60th Annual Meeting in Autumn

Presentation information

シンポジウム

シンポジウムIII 歯周炎の最新分子生物学

Sat. Dec 16, 2017 2:40 PM - 4:10 PM B会場 (Room A)
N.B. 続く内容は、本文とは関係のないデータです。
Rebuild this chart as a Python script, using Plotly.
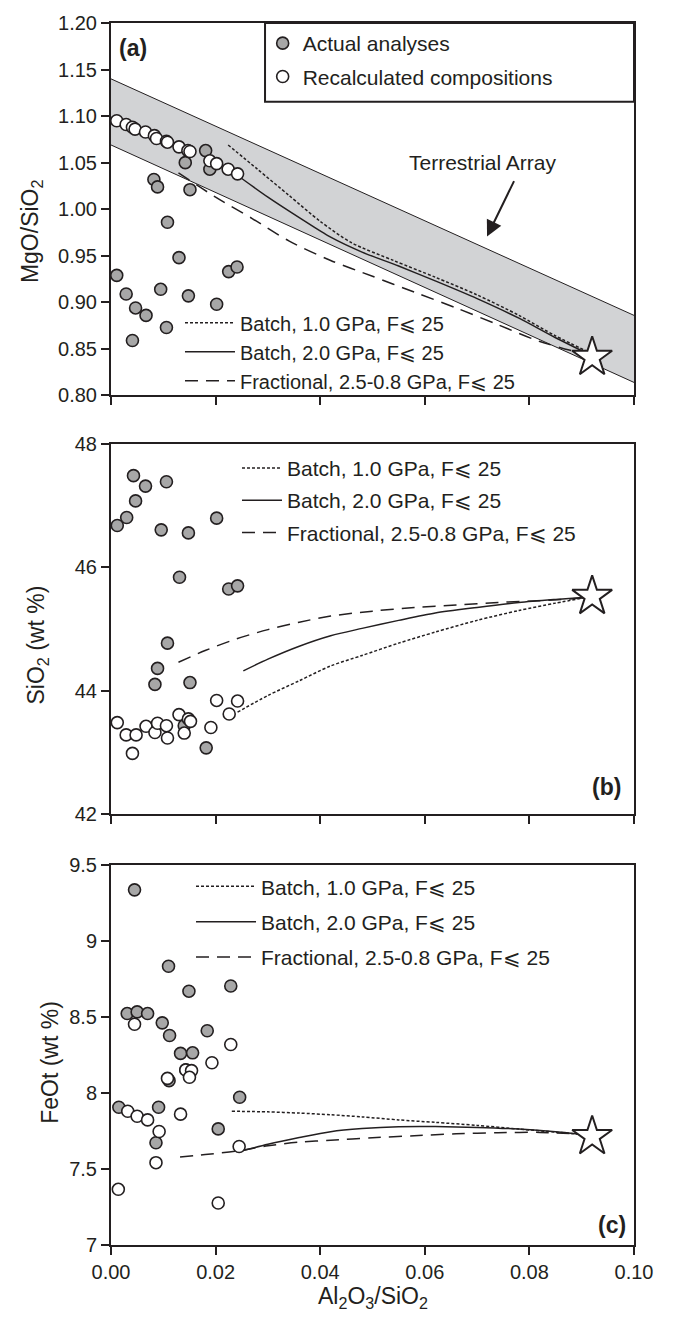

座長:原 宣興(長崎大学大学院・医歯薬学総合研究科・歯周病学分野)

[SY3-1] Loeys-Dietz症候群モデルマウスを用いた侵襲性歯周炎の分子病態解析

山田 聡 (東北大学大学院歯学研究科歯内歯周治療学分野)

研修コード:2504

略歴
1991年 大阪大学歯学部卒業
1995年 大阪大学大学院歯学研究科修了 博士(歯学)
1995年 米国国立衛生研究所(NIH)研究員
1996年 日本学術振興会海外特別研究員
1999年 日本学術振興会特別研究員
2002年 大阪大学大学院歯学研究科 助手
2004年 大阪大学歯学部附属病院 講師
2017年 東北大学大学院歯学研究科 教授
我々は,結合組織の異常により大動脈瘤や弁閉鎖不全を呈するマルファン症候群患者において,歯根膜の脆弱性が慢性歯周炎あるいは侵襲性歯周炎の発症原因になり得ると考え,国立循環器病研究センターとの共同研究により,同病院に開設した歯周病外来においてマルファン症候群患者および類縁疾患を対象に歯周炎罹患の実態調査を行い,同症候群と歯周炎との関連性を解析してきた。その結果,マルファン症候群および類縁疾患の患者120名(男56名,女64名,平均年齢38.7歳)は,対応する年代の対照群に比べ,4mm以上の歯周ポケットを有する者の割合が有意に高く,歯周病が進行していることが明らかとなった。歯周病を伴ったマルファン症候群患者の多くは,慢性歯周炎と考えられる病態であることが示された。一方で,興味深いことに,マルファン症候群類縁疾患の一つであり,TGF-β受容体の遺伝子変異が原因となり発症するLoeys-Dietz(LDS)症候群患者において,プラークコントロールは比較的良好であるものの限局した垂直性の骨吸収部位が多数みられる侵襲性歯周炎様の病状を呈している患者を1名見出した。そこで,LDS症候群における侵襲性歯周炎発症メカニズムを分子・遺伝子レベルで解明することを目的として,実際のLDS症候群患者におけるTGF-β受容体遺伝子変異をノックインしたLDS症候群モデルマウスを作製した。同マウスの循環器組織および歯周組織における表現型,歯周炎に対する疾患感受性を解析した結果,同マウスでは,LDS症候群患者と同様に,大動脈組織における弾性線維のねじれや微細な断裂像が確認され,早逝傾向を示すことが明らかとなった。大動脈の弾性線維の構造異常が起こり,大動脈瘤や大動脈解離などの病態が引き起こされ,早逝傾向を示すと考えられた。一方で,同マウスの歯周組織は,野生型マウスと比較して,恒常状態では,歯槽骨吸収量,歯周組織の状態に明らかな差異は認められなかった。しかしながら,Porphyromonas gingivalisを経口投与する実験的歯周炎モデルにおいて,野生型マウスと比較して歯周組織における破骨細胞数が増加し,歯槽骨吸収が有意に増加していることが示された。以上のことから,組織の修復・再生や免疫炎症反応に重要な役割を担っているTGF-βシグナルの異常が,侵襲性歯周炎の分子病因の一つとなっている可能性が示された。